Written instruction: Retype, exactly as they stand, the lines from the start of the data to the line that contains "ctx.strokeRect(a.left, a.top, a.right", both ends included. Leave the pictures out.

>>>

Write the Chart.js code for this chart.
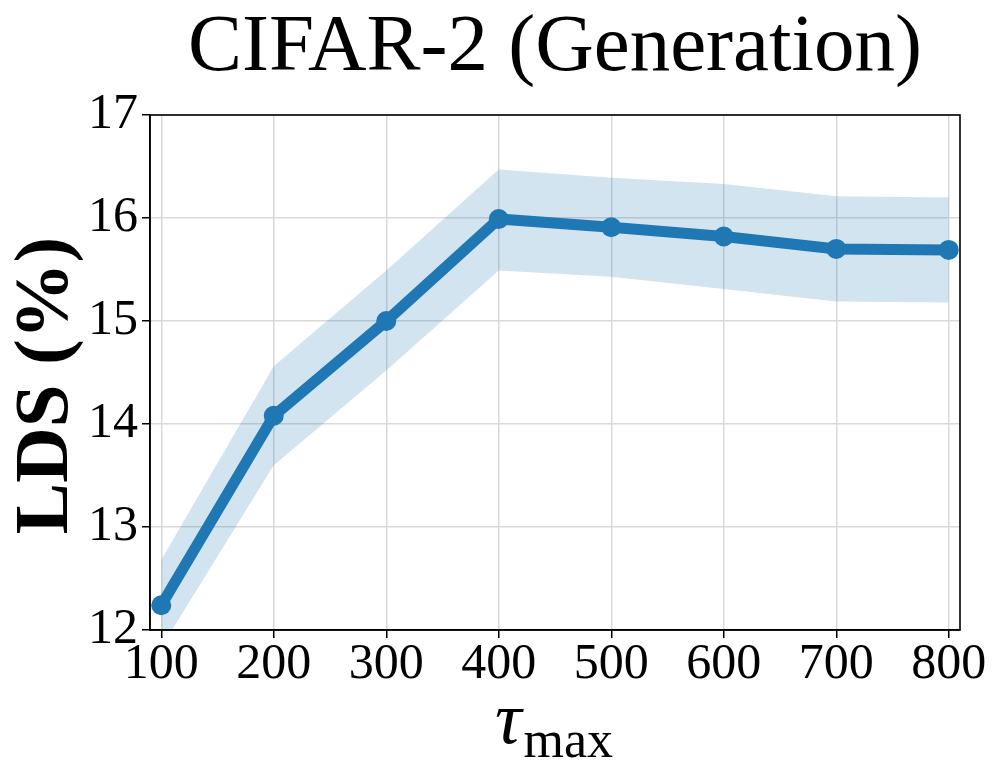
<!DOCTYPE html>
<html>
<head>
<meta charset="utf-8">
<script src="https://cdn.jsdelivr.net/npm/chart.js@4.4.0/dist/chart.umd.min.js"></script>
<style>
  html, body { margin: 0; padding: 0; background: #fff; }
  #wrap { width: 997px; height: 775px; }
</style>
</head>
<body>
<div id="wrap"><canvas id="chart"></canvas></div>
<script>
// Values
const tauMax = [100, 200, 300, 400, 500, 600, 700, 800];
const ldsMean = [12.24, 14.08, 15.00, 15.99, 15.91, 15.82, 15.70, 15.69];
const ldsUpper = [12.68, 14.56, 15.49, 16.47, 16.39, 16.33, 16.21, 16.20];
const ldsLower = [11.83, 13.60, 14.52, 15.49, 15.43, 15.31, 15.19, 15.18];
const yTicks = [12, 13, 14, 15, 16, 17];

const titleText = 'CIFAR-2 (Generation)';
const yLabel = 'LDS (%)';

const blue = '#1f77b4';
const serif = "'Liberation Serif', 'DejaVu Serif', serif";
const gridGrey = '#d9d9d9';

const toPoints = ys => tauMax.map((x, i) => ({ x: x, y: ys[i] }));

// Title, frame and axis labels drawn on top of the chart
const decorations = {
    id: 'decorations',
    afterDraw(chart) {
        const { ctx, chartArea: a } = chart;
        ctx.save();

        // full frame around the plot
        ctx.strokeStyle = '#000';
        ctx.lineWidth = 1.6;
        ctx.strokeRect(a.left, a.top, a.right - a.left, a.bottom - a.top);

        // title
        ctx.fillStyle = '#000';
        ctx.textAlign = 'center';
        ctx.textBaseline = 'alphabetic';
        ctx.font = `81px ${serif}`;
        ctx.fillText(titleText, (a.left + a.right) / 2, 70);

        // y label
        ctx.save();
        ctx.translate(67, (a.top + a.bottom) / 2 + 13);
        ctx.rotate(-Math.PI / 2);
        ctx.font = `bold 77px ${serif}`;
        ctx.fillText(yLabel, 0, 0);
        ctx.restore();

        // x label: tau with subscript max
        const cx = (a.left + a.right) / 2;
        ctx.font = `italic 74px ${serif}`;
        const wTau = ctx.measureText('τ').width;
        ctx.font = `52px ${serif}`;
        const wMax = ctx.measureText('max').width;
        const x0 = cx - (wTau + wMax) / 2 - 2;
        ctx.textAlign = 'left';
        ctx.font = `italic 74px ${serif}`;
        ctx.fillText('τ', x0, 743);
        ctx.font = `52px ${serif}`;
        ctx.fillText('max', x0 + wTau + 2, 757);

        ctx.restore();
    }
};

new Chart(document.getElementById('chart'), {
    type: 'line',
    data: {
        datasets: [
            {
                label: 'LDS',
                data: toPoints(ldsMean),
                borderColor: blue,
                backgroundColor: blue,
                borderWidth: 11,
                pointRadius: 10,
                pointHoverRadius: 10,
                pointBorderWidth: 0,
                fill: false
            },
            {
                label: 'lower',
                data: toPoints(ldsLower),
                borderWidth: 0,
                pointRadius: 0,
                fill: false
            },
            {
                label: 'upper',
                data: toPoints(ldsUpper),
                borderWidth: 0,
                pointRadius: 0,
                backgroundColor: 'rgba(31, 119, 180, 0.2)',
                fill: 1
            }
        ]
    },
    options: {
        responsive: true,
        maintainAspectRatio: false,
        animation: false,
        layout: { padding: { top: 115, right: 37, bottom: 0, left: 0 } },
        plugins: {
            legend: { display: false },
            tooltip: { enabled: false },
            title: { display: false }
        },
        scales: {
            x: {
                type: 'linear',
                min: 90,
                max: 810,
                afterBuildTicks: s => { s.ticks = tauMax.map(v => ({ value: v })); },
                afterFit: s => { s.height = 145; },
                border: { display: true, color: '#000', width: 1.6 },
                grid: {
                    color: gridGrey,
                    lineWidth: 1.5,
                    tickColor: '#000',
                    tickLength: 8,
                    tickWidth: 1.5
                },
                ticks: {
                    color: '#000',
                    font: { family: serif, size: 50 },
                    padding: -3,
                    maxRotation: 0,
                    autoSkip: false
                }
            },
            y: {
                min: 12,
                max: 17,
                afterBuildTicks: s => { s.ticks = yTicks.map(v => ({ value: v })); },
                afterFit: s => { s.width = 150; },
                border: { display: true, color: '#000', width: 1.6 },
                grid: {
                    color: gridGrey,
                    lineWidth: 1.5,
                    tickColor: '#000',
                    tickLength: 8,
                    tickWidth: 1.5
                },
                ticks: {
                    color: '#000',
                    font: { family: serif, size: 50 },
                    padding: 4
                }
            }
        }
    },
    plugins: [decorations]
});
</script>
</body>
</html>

<<<

Written solution:
Write the Chart.js code for this chart.
<!DOCTYPE html>
<html>
<head>
<meta charset="utf-8">
<script src="https://cdn.jsdelivr.net/npm/chart.js@4.4.0/dist/chart.umd.min.js"></script>
<style>
  html, body { margin: 0; padding: 0; background: #fff; }
  #wrap { width: 997px; height: 775px; }
</style>
</head>
<body>
<div id="wrap"><canvas id="chart"></canvas></div>
<script>
// Values
const tauMax = [100, 200, 300, 400, 500, 600, 700, 800];
const ldsMean = [12.24, 14.08, 15.00, 15.99, 15.91, 15.82, 15.70, 15.69];
const ldsUpper = [12.68, 14.56, 15.49, 16.47, 16.39, 16.33, 16.21, 16.20];
const ldsLower = [11.83, 13.60, 14.52, 15.49, 15.43, 15.31, 15.19, 15.18];
const yTicks = [12, 13, 14, 15, 16, 17];

const titleText = 'CIFAR-2 (Generation)';
const yLabel = 'LDS (%)';

const blue = '#1f77b4';
const serif = "'Liberation Serif', 'DejaVu Serif', serif";
const gridGrey = '#d9d9d9';

const toPoints = ys => tauMax.map((x, i) => ({ x: x, y: ys[i] }));

// Title, frame and axis labels drawn on top of the chart
const decorations = {
    id: 'decorations',
    afterDraw(chart) {
        const { ctx, chartArea: a } = chart;
        ctx.save();

        // full frame around the plot
        ctx.strokeStyle = '#000';
        ctx.lineWidth = 1.6;
        ctx.strokeRect(a.left, a.top, a.right - a.left, a.bottom - a.top);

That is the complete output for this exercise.